• [Provided material]
• • • • • • •

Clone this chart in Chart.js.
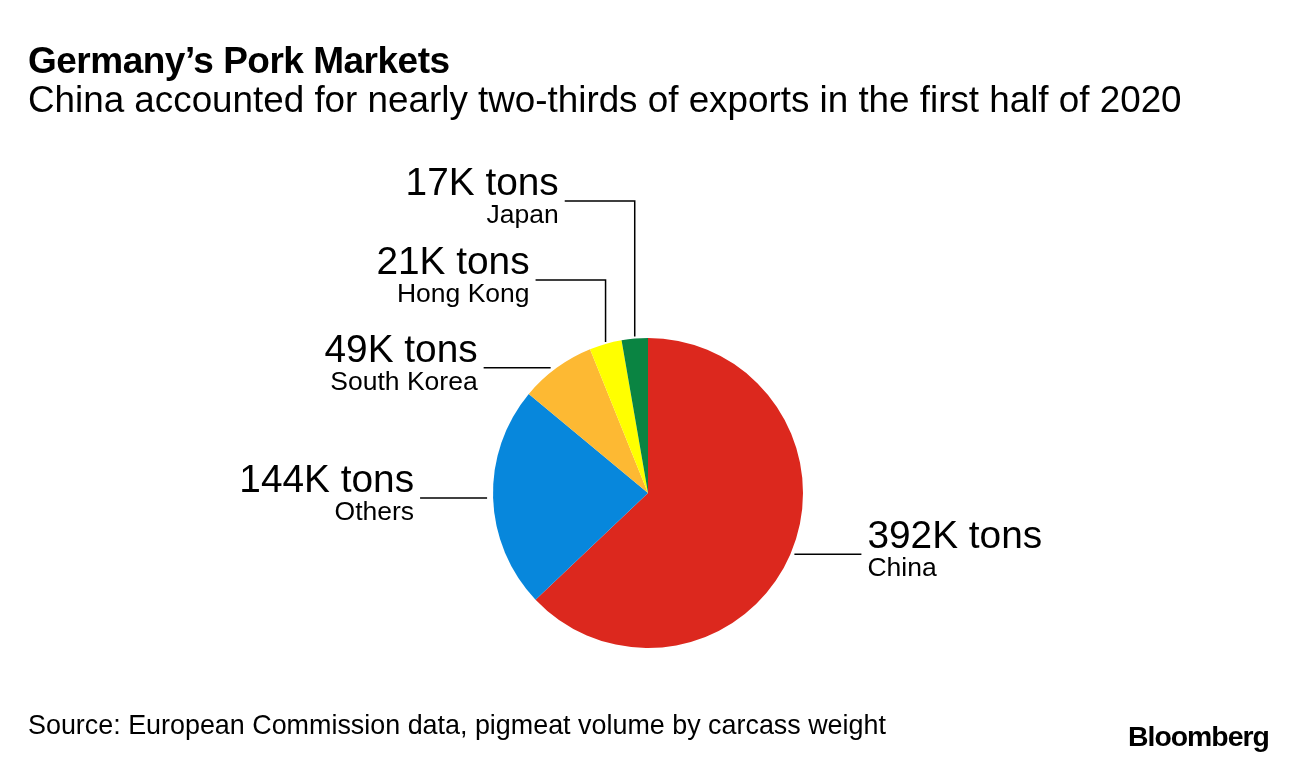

• • • • • • •

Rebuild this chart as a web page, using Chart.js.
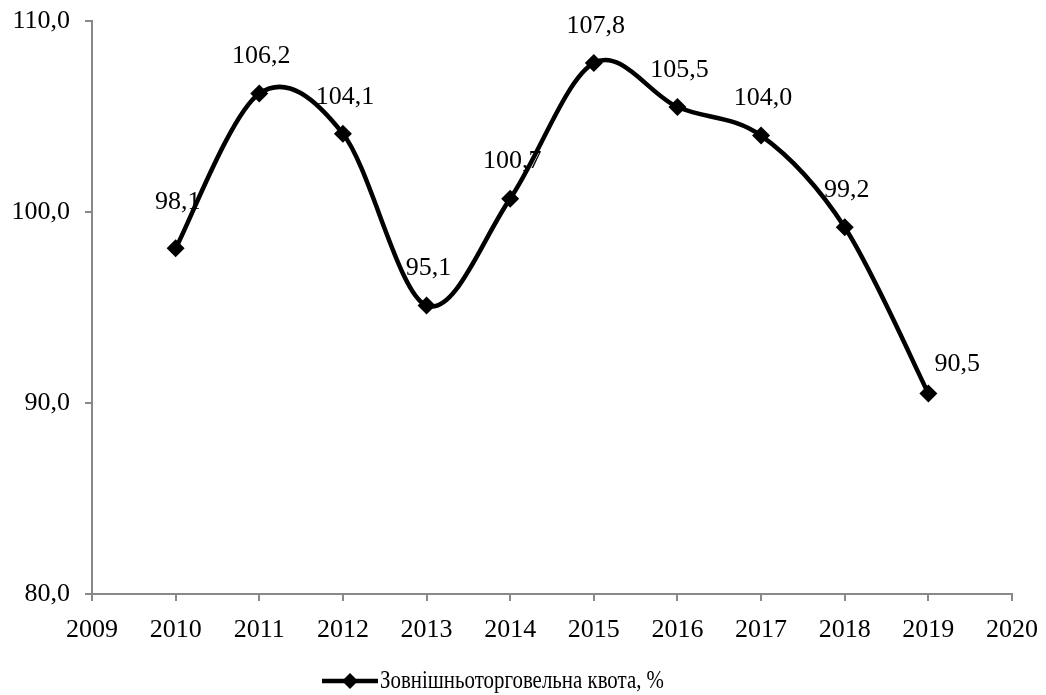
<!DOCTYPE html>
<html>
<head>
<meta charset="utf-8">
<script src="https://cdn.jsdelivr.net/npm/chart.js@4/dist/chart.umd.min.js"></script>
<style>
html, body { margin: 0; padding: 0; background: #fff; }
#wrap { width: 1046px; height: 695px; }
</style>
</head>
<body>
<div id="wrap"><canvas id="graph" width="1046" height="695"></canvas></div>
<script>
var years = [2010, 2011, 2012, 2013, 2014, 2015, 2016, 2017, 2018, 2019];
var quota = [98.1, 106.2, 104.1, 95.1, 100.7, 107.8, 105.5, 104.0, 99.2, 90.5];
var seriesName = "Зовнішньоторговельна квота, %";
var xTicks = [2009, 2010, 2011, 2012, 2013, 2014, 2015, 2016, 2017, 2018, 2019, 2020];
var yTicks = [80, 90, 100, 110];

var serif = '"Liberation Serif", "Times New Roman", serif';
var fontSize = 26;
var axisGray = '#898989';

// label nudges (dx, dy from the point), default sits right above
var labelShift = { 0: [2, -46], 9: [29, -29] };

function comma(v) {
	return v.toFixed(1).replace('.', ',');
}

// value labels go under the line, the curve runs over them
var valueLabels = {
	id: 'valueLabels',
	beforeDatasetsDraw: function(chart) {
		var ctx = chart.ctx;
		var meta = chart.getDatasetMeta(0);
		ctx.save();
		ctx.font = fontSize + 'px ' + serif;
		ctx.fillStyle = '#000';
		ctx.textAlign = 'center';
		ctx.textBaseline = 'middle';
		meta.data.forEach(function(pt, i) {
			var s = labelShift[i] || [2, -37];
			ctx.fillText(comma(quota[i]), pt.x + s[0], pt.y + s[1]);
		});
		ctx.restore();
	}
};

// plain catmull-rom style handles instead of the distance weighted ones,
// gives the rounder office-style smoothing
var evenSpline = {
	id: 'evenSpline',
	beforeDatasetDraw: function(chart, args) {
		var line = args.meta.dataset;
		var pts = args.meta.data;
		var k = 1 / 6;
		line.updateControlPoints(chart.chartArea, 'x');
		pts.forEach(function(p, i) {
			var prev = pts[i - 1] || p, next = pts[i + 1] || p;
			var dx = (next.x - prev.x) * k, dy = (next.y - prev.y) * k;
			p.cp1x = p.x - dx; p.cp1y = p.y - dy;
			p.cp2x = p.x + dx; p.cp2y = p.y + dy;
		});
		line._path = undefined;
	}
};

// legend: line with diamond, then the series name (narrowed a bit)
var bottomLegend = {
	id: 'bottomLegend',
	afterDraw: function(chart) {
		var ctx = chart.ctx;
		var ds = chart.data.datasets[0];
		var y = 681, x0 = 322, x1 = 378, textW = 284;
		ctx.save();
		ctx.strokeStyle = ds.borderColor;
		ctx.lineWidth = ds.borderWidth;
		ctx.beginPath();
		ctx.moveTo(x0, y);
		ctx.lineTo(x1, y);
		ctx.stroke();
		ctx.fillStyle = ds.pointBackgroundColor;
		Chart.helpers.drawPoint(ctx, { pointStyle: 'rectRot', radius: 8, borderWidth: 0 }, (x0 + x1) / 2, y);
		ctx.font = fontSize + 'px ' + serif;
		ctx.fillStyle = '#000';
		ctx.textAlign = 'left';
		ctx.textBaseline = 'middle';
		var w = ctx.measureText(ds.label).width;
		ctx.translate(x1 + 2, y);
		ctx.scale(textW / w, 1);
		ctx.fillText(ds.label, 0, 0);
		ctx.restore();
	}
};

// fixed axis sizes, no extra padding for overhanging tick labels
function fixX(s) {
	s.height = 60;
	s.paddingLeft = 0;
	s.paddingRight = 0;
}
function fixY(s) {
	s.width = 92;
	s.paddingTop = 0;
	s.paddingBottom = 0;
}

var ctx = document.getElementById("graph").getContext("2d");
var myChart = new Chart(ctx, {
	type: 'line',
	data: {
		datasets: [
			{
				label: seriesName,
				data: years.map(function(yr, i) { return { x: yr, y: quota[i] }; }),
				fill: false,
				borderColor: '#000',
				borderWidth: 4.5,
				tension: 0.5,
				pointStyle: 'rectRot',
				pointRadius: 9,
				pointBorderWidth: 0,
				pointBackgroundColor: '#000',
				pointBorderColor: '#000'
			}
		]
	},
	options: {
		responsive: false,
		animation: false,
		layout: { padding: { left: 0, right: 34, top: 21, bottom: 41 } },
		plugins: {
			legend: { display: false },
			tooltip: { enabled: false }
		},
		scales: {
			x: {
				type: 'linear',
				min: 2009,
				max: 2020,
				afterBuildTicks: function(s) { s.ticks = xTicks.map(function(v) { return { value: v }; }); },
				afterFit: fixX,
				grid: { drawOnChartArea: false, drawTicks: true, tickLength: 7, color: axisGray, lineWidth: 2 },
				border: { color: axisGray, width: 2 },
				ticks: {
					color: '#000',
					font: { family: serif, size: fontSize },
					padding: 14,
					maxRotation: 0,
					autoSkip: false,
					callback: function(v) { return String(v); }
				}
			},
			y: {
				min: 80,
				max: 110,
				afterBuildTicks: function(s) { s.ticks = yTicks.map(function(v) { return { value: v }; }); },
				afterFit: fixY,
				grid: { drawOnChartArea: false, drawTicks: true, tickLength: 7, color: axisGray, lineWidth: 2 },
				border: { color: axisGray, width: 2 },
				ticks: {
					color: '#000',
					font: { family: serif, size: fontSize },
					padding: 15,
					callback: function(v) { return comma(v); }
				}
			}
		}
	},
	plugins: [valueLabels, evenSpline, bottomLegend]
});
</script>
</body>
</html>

• • • • • • •

• [Exercise requirements] Print the line above containing "Rebuild this chart", the line containing "var axisGray = '#898989';", and everything between them, exactly as written. Pictures stay out.

• [Task result]
Rebuild this chart as a web page, using Chart.js.
<!DOCTYPE html>
<html>
<head>
<meta charset="utf-8">
<script src="https://cdn.jsdelivr.net/npm/chart.js@4/dist/chart.umd.min.js"></script>
<style>
html, body { margin: 0; padding: 0; background: #fff; }
#wrap { width: 1046px; height: 695px; }
</style>
</head>
<body>
<div id="wrap"><canvas id="graph" width="1046" height="695"></canvas></div>
<script>
var years = [2010, 2011, 2012, 2013, 2014, 2015, 2016, 2017, 2018, 2019];
var quota = [98.1, 106.2, 104.1, 95.1, 100.7, 107.8, 105.5, 104.0, 99.2, 90.5];
var seriesName = "Зовнішньоторговельна квота, %";
var xTicks = [2009, 2010, 2011, 2012, 2013, 2014, 2015, 2016, 2017, 2018, 2019, 2020];
var yTicks = [80, 90, 100, 110];

var serif = '"Liberation Serif", "Times New Roman", serif';
var fontSize = 26;
var axisGray = '#898989';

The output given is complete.